By Idowu Akinlotan
THE latest in the controversial decisions of the Supreme Court is the judgment of the court in the pre-election case in Bayelsa State governorship election in which the governor-elect of the state, David Lyon and his Deputy, Biobarakuma Degi-Eremieoyo, were sacked on the eve of their inauguration. The apex court, in a unanimous judgment, reinstated the judgment of the Federal High Court that disqualified Mr Degi-Eremieoyo from participating in the governorship poll. The apex court held that since Mr Degi-Eremieoyo shared a joint ticket with the governor-elect, his disqualification afflicted their nomination by the All Progressive Congress (APC).
The decision of the apex court in Bayelsa governorship poll is diametrically opposed to the decision of the same court in the Kogi State governorship election four years ago, where the same court approved and sustained Governor Yahaya Bello’s election even when he contested the supplementary election without any running mate. This is, surely, inexplicable. These are two inconsistent judgments; yet, the Supreme Court fails to explain its departure from one to the other. Perhaps, it suffices to simply state here that if two decisions are inconsistent, one of them must be wrong. This has unfortunately led to many critics suggesting that the apex court is either inept or partisan.
Nigeria is passing through a most interesting but critical time in its judicial history. The attention of the whole world is focused on the nature and character of the judgments being churned out by the Supreme Court of Nigeria. Some of the decisions continue to send jitters through the spines of many people. In some cases, they are altogether shocking and embarrassing, even to the legal community in Nigeria and indeed the democratic world.
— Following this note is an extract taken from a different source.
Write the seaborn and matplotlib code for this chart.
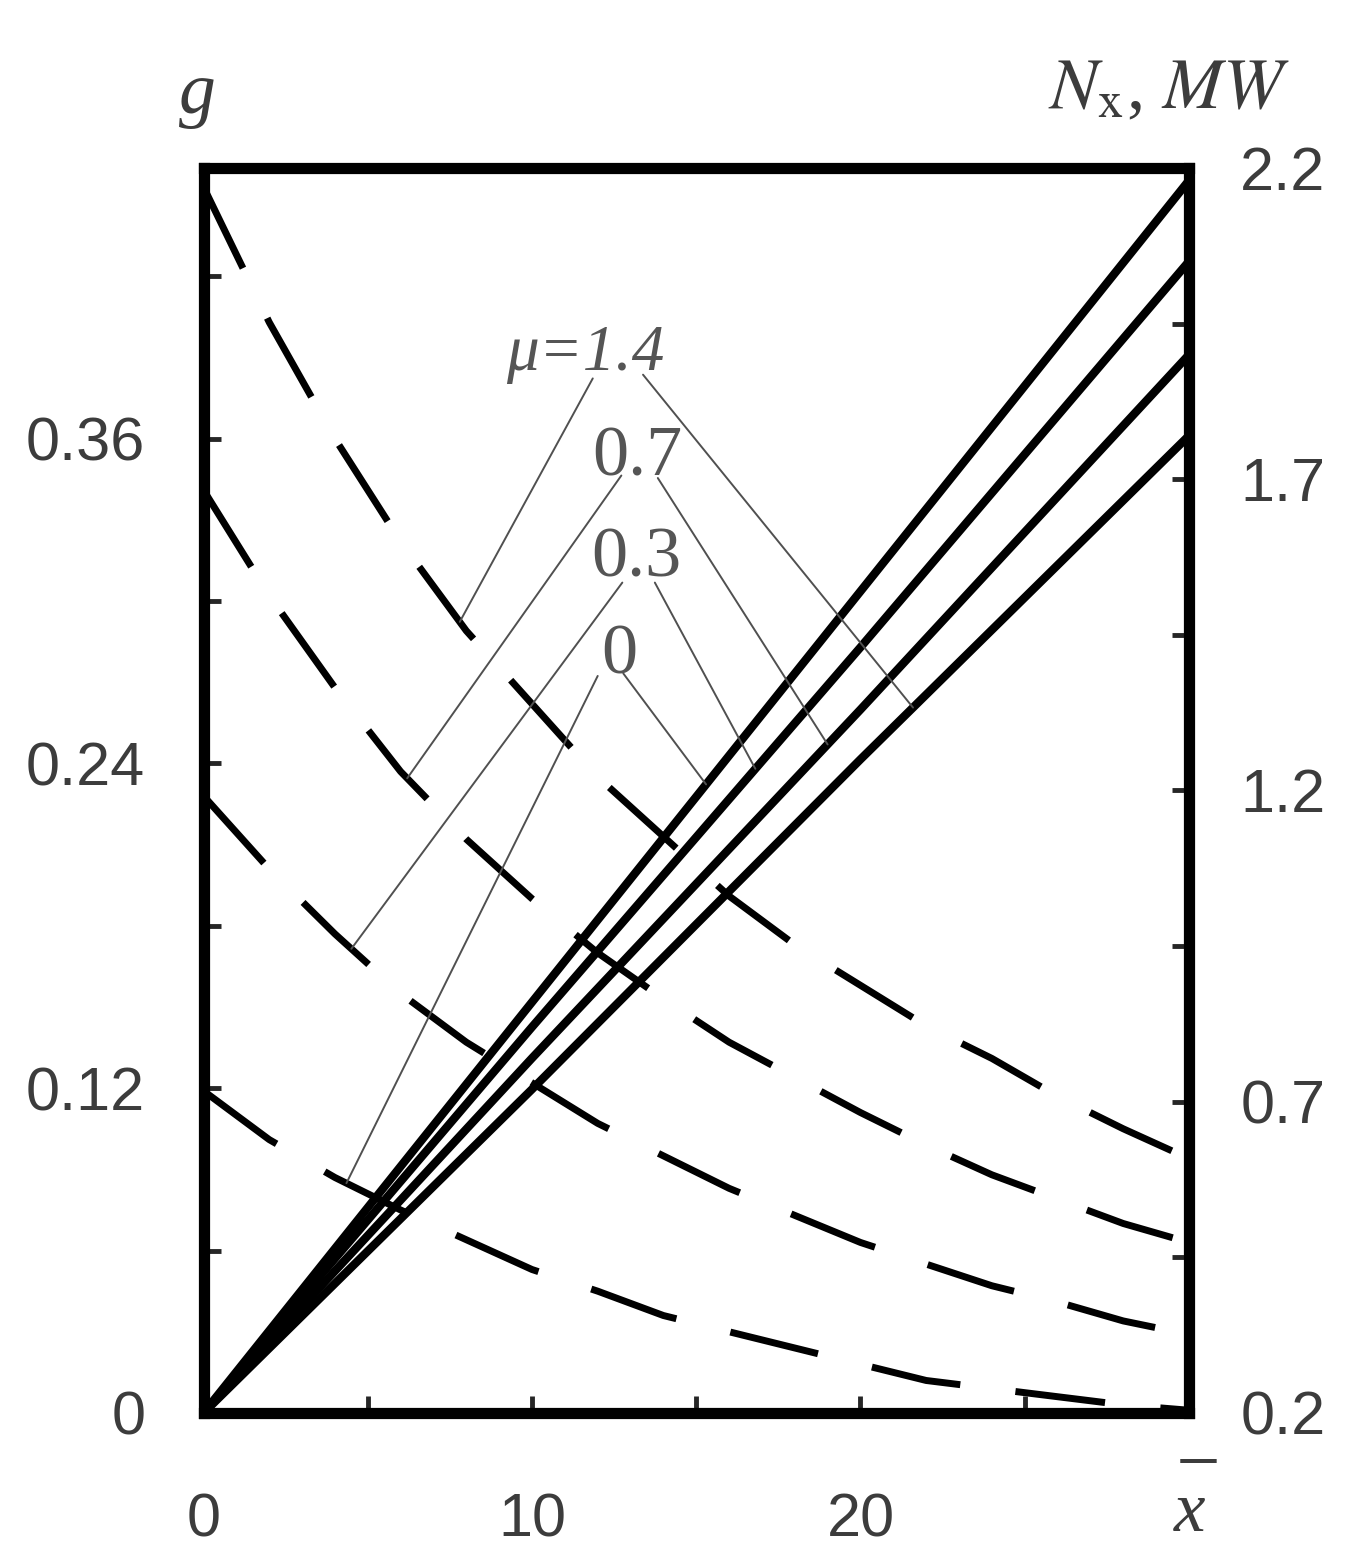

These controversial judgments, undeniably, have gravely diminished the robust public image the Supreme Court enjoyed in the past.
The Supreme Court, in the past, was able to earn the respect and confidence of the people as a result of its ability to produce largely acceptable decisions. The court then was perceived as free from direct or indirect political influence, pressure and lobbying. The men that constituted the court then were characterised as brilliant, reflective, honest and industrious. They were imbued with deep learning, courage and uprightness. Their decisions were convincing even to the unlearned, and unassailable to the learned; philosophical and predictable, and in consonance with good sense and established principles. Above all, their lordships, in the past, built a concrete and impregnable wall of integrity around themselves and walked around with dignity and respect. The Supreme Court, today, regrettably, has lost some of these sterling qualities and attributes.
The apex court is the ultimate court in the land. Its decision is virtually final and can be altered only through legislative intervention or another judgment of the court. The power of finality of the court over cases derives from the fact that no appeal lies to any other body or person from the determination of the Supreme Court. It is hoped that this power of finality is not being abused. It is well known and often said that because the decision of the Supreme Court is final does not necessarily mean that it is correct. The truth remains, however, that the justices of the court are human beings capable of errors. It will amount to an exercise in self-adoration and arrogance not to accept this obvious truth.
Beyond the shockwave of controversies which the decisions of the apex court continue to engender in recent times, which are controversial even for a final court, the judgments are largely platitudinous. One inescapable impression a scholar gets from reading some of these judgments is their general tedium. There is nothing inspiring in the language of the court to suggest that they are judgments of a final court.